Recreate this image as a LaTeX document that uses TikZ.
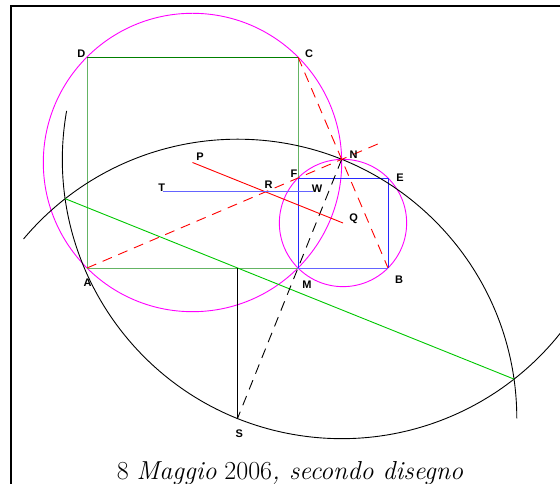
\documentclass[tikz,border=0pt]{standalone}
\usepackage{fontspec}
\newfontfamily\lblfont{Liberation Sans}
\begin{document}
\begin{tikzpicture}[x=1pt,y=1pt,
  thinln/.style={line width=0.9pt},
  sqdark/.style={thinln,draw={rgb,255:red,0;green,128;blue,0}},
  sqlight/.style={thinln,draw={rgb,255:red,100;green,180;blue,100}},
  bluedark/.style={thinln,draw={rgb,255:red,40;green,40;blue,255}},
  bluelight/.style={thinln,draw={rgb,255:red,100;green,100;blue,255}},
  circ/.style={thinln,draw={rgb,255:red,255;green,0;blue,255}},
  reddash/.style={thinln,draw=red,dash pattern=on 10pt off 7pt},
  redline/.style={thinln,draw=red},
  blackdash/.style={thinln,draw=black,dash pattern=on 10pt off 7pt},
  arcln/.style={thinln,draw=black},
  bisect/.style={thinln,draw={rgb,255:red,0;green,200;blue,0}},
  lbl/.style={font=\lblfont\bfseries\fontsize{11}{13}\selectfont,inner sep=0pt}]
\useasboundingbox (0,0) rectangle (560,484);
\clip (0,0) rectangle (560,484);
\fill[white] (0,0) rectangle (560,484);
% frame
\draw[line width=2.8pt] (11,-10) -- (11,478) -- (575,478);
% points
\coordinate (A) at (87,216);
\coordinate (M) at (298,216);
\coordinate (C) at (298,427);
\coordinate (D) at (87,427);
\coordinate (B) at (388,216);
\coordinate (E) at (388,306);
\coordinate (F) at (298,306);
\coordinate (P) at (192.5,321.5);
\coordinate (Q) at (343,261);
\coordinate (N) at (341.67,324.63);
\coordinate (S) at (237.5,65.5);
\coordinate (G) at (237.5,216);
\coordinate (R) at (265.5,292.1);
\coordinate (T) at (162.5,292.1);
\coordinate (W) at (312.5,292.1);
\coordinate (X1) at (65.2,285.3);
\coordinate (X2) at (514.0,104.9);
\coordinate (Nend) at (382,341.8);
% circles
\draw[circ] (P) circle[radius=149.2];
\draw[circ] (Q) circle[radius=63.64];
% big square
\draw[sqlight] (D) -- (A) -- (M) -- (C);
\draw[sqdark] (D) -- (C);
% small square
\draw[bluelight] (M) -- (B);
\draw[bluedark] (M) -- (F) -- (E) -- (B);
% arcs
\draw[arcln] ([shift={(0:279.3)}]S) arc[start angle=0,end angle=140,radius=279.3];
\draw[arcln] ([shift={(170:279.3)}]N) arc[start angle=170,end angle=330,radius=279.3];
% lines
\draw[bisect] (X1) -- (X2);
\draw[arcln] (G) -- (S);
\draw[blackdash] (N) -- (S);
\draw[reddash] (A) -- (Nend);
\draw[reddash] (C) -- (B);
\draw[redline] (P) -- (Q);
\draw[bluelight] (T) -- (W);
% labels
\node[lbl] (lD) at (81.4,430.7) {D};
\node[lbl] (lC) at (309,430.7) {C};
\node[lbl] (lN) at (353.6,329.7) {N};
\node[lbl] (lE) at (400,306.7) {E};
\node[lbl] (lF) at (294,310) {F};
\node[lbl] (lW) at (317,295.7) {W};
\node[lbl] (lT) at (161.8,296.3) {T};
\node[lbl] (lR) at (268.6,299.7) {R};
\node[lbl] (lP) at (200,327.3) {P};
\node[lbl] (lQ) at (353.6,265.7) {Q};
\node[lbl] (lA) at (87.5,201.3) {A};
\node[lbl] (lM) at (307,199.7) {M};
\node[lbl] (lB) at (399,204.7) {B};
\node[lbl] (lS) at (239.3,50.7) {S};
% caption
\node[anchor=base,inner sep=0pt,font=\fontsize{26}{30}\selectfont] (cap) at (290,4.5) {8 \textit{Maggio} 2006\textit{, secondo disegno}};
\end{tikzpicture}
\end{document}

TASK TO CARRY OUT> Reproduce the material word for word. Any pictures should be left out of the copy.

ANSWER TO THE EXERCISE>
Recreate this image as a LaTeX document that uses TikZ.
\documentclass[tikz,border=0pt]{standalone}
\usepackage{fontspec}
\newfontfamily\lblfont{Liberation Sans}
\begin{document}
\begin{tikzpicture}[x=1pt,y=1pt,
  thinln/.style={line width=0.9pt},
  sqdark/.style={thinln,draw={rgb,255:red,0;green,128;blue,0}},
  sqlight/.style={thinln,draw={rgb,255:red,100;green,180;blue,100}},
  bluedark/.style={thinln,draw={rgb,255:red,40;green,40;blue,255}},
  bluelight/.style={thinln,draw={rgb,255:red,100;green,100;blue,255}},
  circ/.style={thinln,draw={rgb,255:red,255;green,0;blue,255}},
  reddash/.style={thinln,draw=red,dash pattern=on 10pt off 7pt},
  redline/.style={thinln,draw=red},
  blackdash/.style={thinln,draw=black,dash pattern=on 10pt off 7pt},
  arcln/.style={thinln,draw=black},
  bisect/.style={thinln,draw={rgb,255:red,0;green,200;blue,0}},
  lbl/.style={font=\lblfont\bfseries\fontsize{11}{13}\selectfont,inner sep=0pt}]
\useasboundingbox (0,0) rectangle (560,484);
\clip (0,0) rectangle (560,484);
\fill[white] (0,0) rectangle (560,484);
% frame
\draw[line width=2.8pt] (11,-10) -- (11,478) -- (575,478);
% points
\coordinate (A) at (87,216);
\coordinate (M) at (298,216);
\coordinate (C) at (298,427);
\coordinate (D) at (87,427);
\coordinate (B) at (388,216);
\coordinate (E) at (388,306);
\coordinate (F) at (298,306);
\coordinate (P) at (192.5,321.5);
\coordinate (Q) at (343,261);
\coordinate (N) at (341.67,324.63);
\coordinate (S) at (237.5,65.5);
\coordinate (G) at (237.5,216);
\coordinate (R) at (265.5,292.1);
\coordinate (T) at (162.5,292.1);
\coordinate (W) at (312.5,292.1);
\coordinate (X1) at (65.2,285.3);
\coordinate (X2) at (514.0,104.9);
\coordinate (Nend) at (382,341.8);
% circles
\draw[circ] (P) circle[radius=149.2];
\draw[circ] (Q) circle[radius=63.64];
% big square
\draw[sqlight] (D) -- (A) -- (M) -- (C);
\draw[sqdark] (D) -- (C);
% small square
\draw[bluelight] (M) -- (B);
\draw[bluedark] (M) -- (F) -- (E) -- (B);
% arcs
\draw[arcln] ([shift={(0:279.3)}]S) arc[start angle=0,end angle=140,radius=279.3];
\draw[arcln] ([shift={(170:279.3)}]N) arc[start angle=170,end angle=330,radius=279.3];
% lines
\draw[bisect] (X1) -- (X2);
\draw[arcln] (G) -- (S);
\draw[blackdash] (N) -- (S);
\draw[reddash] (A) -- (Nend);
\draw[reddash] (C) -- (B);
\draw[redline] (P) -- (Q);
\draw[bluelight] (T) -- (W);
% labels
\node[lbl] (lD) at (81.4,430.7) {D};
\node[lbl] (lC) at (309,430.7) {C};
\node[lbl] (lN) at (353.6,329.7) {N};
\node[lbl] (lE) at (400,306.7) {E};
\node[lbl] (lF) at (294,310) {F};
\node[lbl] (lW) at (317,295.7) {W};
\node[lbl] (lT) at (161.8,296.3) {T};
\node[lbl] (lR) at (268.6,299.7) {R};
\node[lbl] (lP) at (200,327.3) {P};
\node[lbl] (lQ) at (353.6,265.7) {Q};
\node[lbl] (lA) at (87.5,201.3) {A};
\node[lbl] (lM) at (307,199.7) {M};
\node[lbl] (lB) at (399,204.7) {B};
\node[lbl] (lS) at (239.3,50.7) {S};
% caption
\node[anchor=base,inner sep=0pt,font=\fontsize{26}{30}\selectfont] (cap) at (290,4.5) {8 \textit{Maggio} 2006\textit{, secondo disegno}};
\end{tikzpicture}
\end{document}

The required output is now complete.